The rehiring of unfairly fired female employees, an on-site creche and, fundamentally, the immediate adoption of an equal-pay policy transform the drab, testosterone-fuelled offices of Consolidated Companies into a veritable utopia of gender equality.
It’s fair to say that the film contains some moments that may initially make a modern viewer wince. As a newly divorced woman re-entering the workplace, for example, Judy seems a fool, a klutz, whose real-world experience doesn’t translate into being able to answer the phone or make a photocopy.
That this is more to do with confidence and lack of support than individual ability is, however, glaringly obvious.
Similarly, Doralee is almost cartoonish in her pneumatic looks, which not only attract Franklin’s unwanted attentions but lead everyone else in the office to suspect her of having an affair with the boss – which turns her into something of a social pariah.
As the narrative unfurls, however, the audience is invited to see through such one-dimensional generalisations to the whip-smart, astute agitators who lie beneath.
In his Guardian piece, Gilbey suggests that Franklin is nothing more than a “Carry On buffoon” – that the character is revealed to be an embezzler, as well as a sexual harasser, is proof that the film believes his behaviour towards women is not enough to make him a villain.
In fact, Franklin’s all-around failings work to compound the film’s central point: that no matter how appalling a man is – how crude, incompetent or criminal – he will still find it easier and quicker to climb the professional ladder than any equally qualified woman.
In this case it’s Violet who gets particularly short shrift. Exceptional at her job, and having previously trained Franklin, she’s repeatedly overlooked for promotion. As Parton’s rousing, on-the-nose theme song points out: “They let you dream just to watch them shatter, you’re just a step on the boss man’s ladder.”
Indeed, all of this pointed characterisation is crucial to the film’s central point about the skewed nature of gender politics. It shows a system that continually rewards men, however much of a “sexist, egotistical, lying, hypocritical bigot” he may be, and which ring-fences women based on their looks or social status.

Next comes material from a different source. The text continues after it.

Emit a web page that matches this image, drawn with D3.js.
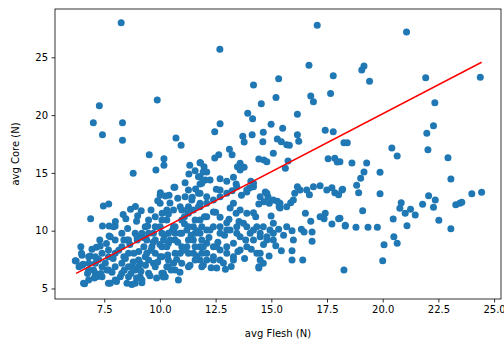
<!DOCTYPE html>
<html>
<head>
<meta charset="utf-8">
<script src="https://cdn.jsdelivr.net/npm/d3@7"></script>
<style>
  body { margin: 0; background: #fff; }
  svg { display: block; font-family: "DejaVu Sans", sans-serif; }
</style>
</head>
<body>
<div id="chart"></div>
<script>
// avg Flesh (N) values
const fleshValues = [
  21.07, 19.06, 19.16, 19.41, 21.93, 24.38, 22.34, 22.28, 21.98, 22.03, 22.93, 23.06, 20.41, 20.65, 18.26, 18.41,
  18.08, 18.62, 19.28, 19.16, 19.01, 18.83, 18.92, 18.17, 19.88, 19.88, 19.1, 18.08, 18.32, 18.8, 19.34, 19.76,
  20.47, 20.83, 20.77, 21.01, 21.25, 21.46, 21.09, 21.79, 22.06, 22.36, 22.28, 22.52, 23.06, 23.28, 23.46, 23.55,
  24.0, 24.44, 20.06, 20.5, 20.65, 20.0, 18.26,
  16.69, 17.78, 15.33, 14.2, 17.66, 15.21, 16.77, 16.89, 14.55, 13.94, 14.16, 16.17, 14.99, 12.7, 12.46, 15.51,
  14.64, 14.14, 13.72, 13.78, 14.62, 15.27, 15.45, 15.69, 15.81, 16.17, 16.23, 17.42, 17.78, 15.09, 13.12, 13.24,
  12.64, 12.46, 11.8, 11.98, 14.44, 14.67, 14.8, 15.75, 15.63, 13.6, 13.78, 13.48, 17.55, 17.85, 17.96, 12.1,
  12.04, 12.7, 13.0, 13.3, 11.8, 12.53, 14.08, 14.02, 13.9, 13.66, 14.2, 13.42, 13.24, 13.0, 12.7, 12.4,
  12.1, 11.8, 14.73, 14.85, 14.67, 14.44, 14.91, 15.27, 15.39, 16.17, 16.05, 15.87, 16.59, 16.71, 17.19, 17.72,
  17.85, 18.02, 18.2, 13.3, 13.15, 13.42, 13.6, 13.9, 14.2, 14.99, 15.35, 16.53, 16.77, 16.35, 17.42, 17.37,
  17.72, 18.02, 18.32, 15.93, 16.47, 16.83, 16.83,
  11.8, 12.1, 12.4, 12.7, 13.0, 12.4, 12.1, 11.8, 12.7, 13.15, 13.45, 13.75, 14.05, 14.35, 14.64, 14.94,
  15.33, 14.2, 14.5, 14.8, 15.09, 13.6, 13.3, 13.0, 12.7, 12.4, 12.1, 11.8, 11.8, 12.1, 12.4, 12.7,
  13.0, 13.3, 12.55, 12.94, 14.35, 14.5, 14.64, 14.44, 15.45, 15.93, 15.93, 16.41, 11.8, 11.8,
  7.28, 9.88, 7.01, 8.32, 7.42, 8.32, 10.72, 10.95, 9.52, 10.18, 10.18, 9.82, 8.8, 11.34, 11.82, 11.58,
  11.94, 10.63, 10.02, 10.41, 11.13, 11.28, 11.13, 11.43, 11.73, 11.88, 11.73, 7.46, 7.7, 6.89, 8.68, 9.16,
  9.79, 10.38, 10.98, 11.28, 8.47, 8.95, 9.34, 8.89, 8.38, 8.98, 9.28, 8.83, 8.38, 7.42, 7.72, 7.99,
  7.72, 7.15, 7.69, 6.2, 6.5, 6.8, 6.5, 6.8,
  7.1, 7.4, 7.69, 7.1, 6.8, 6.62, 7.4, 7.69, 7.99, 8.29, 7.99, 8.29, 8.59, 8.89, 8.59, 8.89,
  9.19, 8.74, 9.19, 9.49, 9.79, 9.49, 9.79, 10.09, 10.09, 10.38, 10.38, 10.68, 10.68, 10.98, 10.98, 11.28,
  11.28, 11.58, 11.88, 11.58, 11.88, 10.68, 10.38, 10.09, 9.79, 10.09, 10.38, 9.64, 9.34, 9.04, 8.59, 8.29,
  7.99, 7.69, 7.4, 7.1, 6.8, 9.04, 8.74, 10.24, 10.83, 11.28, 11.58, 11.88, 10.68,
  10.67, 10.25, 10.01, 10.31, 10.61, 10.91, 11.21, 11.5, 11.8, 12.1, 12.7, 13.6, 13.45, 13.9, 14.2, 14.5,
  14.8, 15.09, 15.39, 15.69, 15.99, 16.29, 16.89, 17.49, 17.19, 11.3, 12.25, 10.01,
  6.24, 6.48, 6.87, 6.37, 6.57, 7.17, 7.77, 7.32, 7.77, 7.02, 7.62, 8.22, 8.52, 9.11, 9.11, 9.41,
  9.71, 10.01, 10.16, 10.31, 9.41, 9.71, 8.97, 8.52, 7.92,
  10.16, 10.31, 10.61, 10.91, 11.21, 11.5, 11.5, 11.95, 12.1, 12.4, 12.55, 13.3, 13.6, 13.9, 14.5, 14.44,
  14.8, 15.09, 15.99,
  10.01, 10.31, 10.61, 10.46, 10.91, 11.21, 11.5, 12.25, 12.7, 13.0, 13.45, 13.9, 14.2, 14.5, 15.09, 15.69,
  9.79, 10.09, 9.49, 9.19, 9.49, 10.68, 10.98, 11.28, 11.58, 11.88, 10.98, 11.28, 11.73, 8.29, 8.59, 7.99,
  12.69, 17.06, 8.26,
  6.55, 6.75, 6.95, 7.05, 7.25, 7.35, 7.55, 7.6, 7.85, 7.9, 8.05, 8.15, 8.4, 8.45, 8.65, 8.7,
  8.8, 8.95, 9.05, 9.15, 9.25, 9.35, 9.55, 9.6, 9.7, 9.85, 9.9, 10.0, 10.15, 10.2, 10.35, 10.5,
  10.55, 10.75, 10.8, 10.9, 11.05, 11.1, 11.35, 11.4, 11.65, 11.7, 11.95, 12.0, 12.2, 12.3, 12.5, 12.6,
  12.85, 12.9, 13.1, 13.2, 13.5, 13.55, 13.8, 13.85, 14.1, 14.3, 14.65, 14.9, 15.2, 15.55, 8.0, 8.55,
  9.0, 9.45, 9.6, 10.1, 10.45, 10.8, 11.1, 11.45, 9.9, 8.9, 11.6, 7.3, 6.45, 8.35
];

// avg Core (N) values
const coreValues = [
  27.19, 23.9, 24.25, 22.92, 23.24, 23.27, 21.07, 19.08, 18.43, 17.01, 16.32, 14.47, 17.15, 16.46, 17.61, 17.61,
  15.97, 15.86, 15.86, 15.08, 14.53, 13.93, 13.29, 13.52, 15.05, 13.2, 11.73, 11.07, 10.41, 10.29, 10.29, 10.29,
  11.01, 12.42, 11.94, 11.5, 11.85, 11.36, 10.43, 12.28, 13.03, 12.66, 12.02, 10.9, 10.17, 12.25, 12.37, 12.46,
  13.2, 13.32, 8.79, 9.48, 8.91, 7.4, 6.6,
  24.31, 23.41, 23.15, 22.6, 21.88, 21.53, 21.65, 21.16, 20.99, 20.16, 19.69, 20.07, 19.2, 19.26, 18.56, 18.86,
  18.51, 18.31, 18.17, 17.67, 17.7, 17.93, 17.7, 17.44, 17.39, 18.31, 17.73, 18.69, 18.56, 16.71, 17.04, 16.57,
  16.57, 16.29, 15.88, 15.54, 16.2, 16.12, 15.97, 16.03, 15.4, 15.83, 15.48, 15.54, 16.23, 16.26, 15.94, 15.08,
  14.39, 14.5, 14.27, 14.62, 14.04, 13.58, 14.27, 13.69, 13.35, 13.06, 13.81, 14.04, 13.46, 13.24, 12.94, 12.66,
  12.37, 12.08, 13.35, 12.94, 12.51, 12.31, 12.37, 12.54, 11.96, 13.81, 13.24, 12.42, 13.52, 13.11, 13.89, 13.72,
  13.29, 13.11, 13.58, 12.37, 11.96, 11.51, 11.79, 11.5, 11.56, 11.27, 12.08, 11.5, 10.81, 10.12, 11.5, 11.04,
  10.58, 11.04, 10.47, 10.0, 9.89, 9.89, 9.08,
  10.93, 11.21, 11.62, 11.16, 10.69, 10.35, 10.06, 9.78, 9.78, 10.06, 10.35, 10.64, 9.78, 10.35, 10.35, 10.06,
  10.12, 9.2, 9.48, 9.2, 9.2, 9.48, 8.91, 8.62, 8.33, 8.62, 8.91, 8.62, 7.47, 7.47, 7.47, 7.47,
  8.05, 7.75, 6.77, 6.66, 8.05, 7.47, 7.18, 6.77, 8.27, 8.27, 7.47, 7.47, 13.24, 14.67,
  20.81, 21.31, 19.34, 19.34, 18.3, 17.82, 18.02, 17.39, 16.57, 16.23, 15.66, 15.25, 14.97, 15.66, 15.88, 15.19,
  15.08, 13.75, 13.29, 13.06, 14.15, 13.52, 12.94, 12.66, 13.24, 14.1, 14.67, 12.14, 12.31, 11.04, 11.85, 11.73,
  11.21, 11.44, 11.79, 12.08, 11.04, 10.81, 10.35, 9.78, 9.2, 9.2, 8.62, 8.05, 7.75, 10.41, 10.41, 10.41,
  9.54, 8.56, 8.33, 7.4, 7.87, 7.75, 7.01, 6.6,
  7.18, 6.89, 6.6, 6.31, 5.74, 5.4, 6.02, 5.45, 5.74, 6.31, 6.89, 7.18, 6.89, 6.6, 6.02, 5.45,
  5.74, 5.35, 5.5, 6.31, 6.89, 7.47, 8.05, 7.75, 6.31, 6.89, 7.47, 8.05, 6.6, 7.18, 8.62, 8.05,
  9.2, 8.62, 8.05, 9.78, 9.2, 9.2, 8.91, 8.62, 9.2, 9.78, 9.78, 8.62, 7.75, 7.47, 8.05, 8.62,
  8.05, 7.75, 8.05, 7.75, 7.18, 6.89, 6.89, 6.02, 5.74, 6.89, 7.47, 6.89, 9.78,
  13.75, 13.0, 12.37, 11.79, 11.79, 12.08, 11.79, 11.79, 12.37, 12.94, 13.52, 15.25, 13.81, 13.52, 14.1, 12.94,
  13.24, 12.66, 12.37, 12.08, 12.66, 13.52, 13.81, 13.52, 11.21, 14.9, 14.39, 13.06,
  7.38, 8.05, 7.81, 6.89, 5.45, 6.02, 5.45, 8.68, 9.48, 6.6, 6.6, 6.02, 5.45, 6.02, 7.18, 8.05,
  7.18, 7.75, 9.2, 8.62, 9.2, 9.78, 9.48, 9.2, 10.35,
  6.31, 6.89, 7.18, 8.05, 8.62, 9.2, 8.05, 7.03, 8.05, 7.75, 8.62, 7.47, 8.33, 8.62, 8.05, 6.89,
  9.48, 9.78, 9.2,
  10.35, 10.93, 10.35, 9.2, 9.78, 10.06, 10.35, 10.06, 10.35, 10.06, 9.78, 10.35, 10.06, 9.78, 10.64, 10.35,
  10.35, 10.93, 9.78, 9.78, 10.93, 10.35, 9.78, 10.35, 10.93, 10.35, 10.93, 11.5, 12.08, 9.78, 9.2, 9.2,
  25.69, 27.77, 28.0,
  7.1, 6.3, 8.4, 5.9, 7.5, 6.3, 7.2, 8.9, 6.4, 7.6, 5.6, 8.3, 6.6, 7.6, 8.8, 6.3,
  7.3, 5.9, 8.2, 6.5, 9.4, 7.0, 6.1, 8.3, 9.0, 5.9, 7.3, 8.8, 6.0, 9.6, 7.9, 6.6,
  10.0, 7.5, 9.0, 6.4, 8.3, 10.6, 7.0, 9.6, 7.8, 10.0, 8.6, 11.2, 9.4, 6.8, 11.6, 9.0,
  7.2, 9.6, 11.0, 6.9, 8.2, 10.8, 7.6, 9.2, 8.4, 11.2, 8.8, 7.8, 8.7, 9.6, 10.8, 10.2,
  11.3, 10.4, 11.8, 11.5, 12.4, 12.8, 11.2, 12.9, 12.6, 12.1, 13.6, 9.2, 8.6, 11.4
];

// fitted line endpoints
const fitX = [6.24, 24.44];
const fitY = [6.31, 24.57];

const xTicks = [7.5, 10.0, 12.5, 15.0, 17.5, 20.0, 22.5, 25.0];
const yTicks = [5, 10, 15, 20, 25];

const width = 504;
const height = 345;
const margin = { top: 9, right: 3, bottom: 46, left: 55 };

const svg = d3.select('#chart').append('svg').attr('width', width).attr('height', height);

const x = d3.scaleLinear().domain([5.29, 25.31]).range([margin.left, width - margin.right]);
const y = d3.scaleLinear().domain([4.09, 29.18]).range([height - margin.bottom, margin.top]);

const points = fleshValues.map((v, i) => ({ x: v, y: coreValues[i] }));

// scatter
svg
  .append('g')
  .selectAll('circle')
  .data(points)
  .enter()
  .append('circle')
  .attr('cx', (d) => x(d.x))
  .attr('cy', (d) => y(d.y))
  .attr('r', 3.5)
  .attr('fill', '#1f77b4');

// regression line
const line = d3
  .line()
  .x((d) => x(d[0]))
  .y((d) => y(d[1]));
svg
  .append('path')
  .datum(fitX.map((v, i) => [v, fitY[i]]))
  .attr('d', line)
  .attr('fill', 'none')
  .attr('stroke', '#ff0000')
  .attr('stroke-width', 1.5);

// axes
const xAxis = svg
  .append('g')
  .attr('transform', `translate(0,${height - margin.bottom})`)
  .call(d3.axisBottom(x).tickValues(xTicks).tickFormat(d3.format('.1f')).tickSize(3.5).tickPadding(3.5));
const yAxis = svg
  .append('g')
  .attr('transform', `translate(${margin.left},0)`)
  .call(d3.axisLeft(y).tickValues(yTicks).tickSize(3.5).tickPadding(3.5));

[xAxis, yAxis].forEach((g) => {
  g.select('.domain').remove();
  g.selectAll('line').attr('stroke', '#000').attr('stroke-width', 0.8);
  g.selectAll('text').attr('fill', '#000').attr('font-size', '10px').attr('font-family', 'DejaVu Sans');
});

// frame
svg
  .append('rect')
  .attr('x', margin.left)
  .attr('y', margin.top)
  .attr('width', width - margin.left - margin.right)
  .attr('height', height - margin.top - margin.bottom)
  .attr('fill', 'none')
  .attr('stroke', '#000')
  .attr('stroke-width', 0.8);

// axis labels
svg
  .append('text')
  .attr('x', (margin.left + width - margin.right) / 2)
  .attr('y', 337)
  .attr('text-anchor', 'middle')
  .attr('font-size', '10px')
  .attr('fill', '#000')
  .text('avg Flesh (N)');

svg
  .append('text')
  .attr('transform', `translate(19,${(margin.top + height - margin.bottom) / 2}) rotate(-90)`)
  .attr('text-anchor', 'middle')
  .attr('font-size', '10px')
  .attr('fill', '#000')
  .text('avg Core (N)');
</script>
</body>
</html>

Four decades on and it’s a sad fact that modern women are just as likely to be slapped with narrow labels like ‘mother’ or ‘victim’ or ‘slut’ or ‘difficult’ rather than be defined by their individual skills and achievements.
And on this note, another reason why 9 to 5 is so essentially, obviously feminist is the way in which it helped usher in a new age of working women on screen: women striving for economic independence and defined by something other than their relationship to the men around them.
The film paved the way for movies like Baby Boom (1987), Broadcast News (1987) and Working Girl (1988) – films whose female protagonists go even further in their search for professional success and are given increasing autonomy to act like the men around them.
There can be absolutely no doubt, then, that 9 to 5 remains a clarion call for the women’s movement – a wry, knowing assault on the patriarchy and a punchy acknowledgement of the fight for equality that had been gathering steam since the 1960s. That it couches its messages of equality, liberation, activism and sisterhood in something of a knockabout comedy doesn’t dilute its message. Instead, it actively serves to highlight and ridicule the farcical social doctrines that have worked – and continue to work – to keep women firmly in their place.
And yet it’s a film that knows its limits, or, more accurately, reflects the frustrations of the time in which it’s set. Despite the fact that, by film’s end, the women have used their tenacity and skills to bypass ‘the man’ and bring about real change, they see Franklin take all of the credit and watch as their idea of equal pay for all employees is unceremoniously quashed.
But Violet, Judy and Doralee are certainly not beaten. “We’re only just beginning,” says Violet as the credits roll and, with a #MeToo era sequel in the works, it’s clear that not only does 9 to 5 remain as potently feminist as ever, there is still plenty more to say.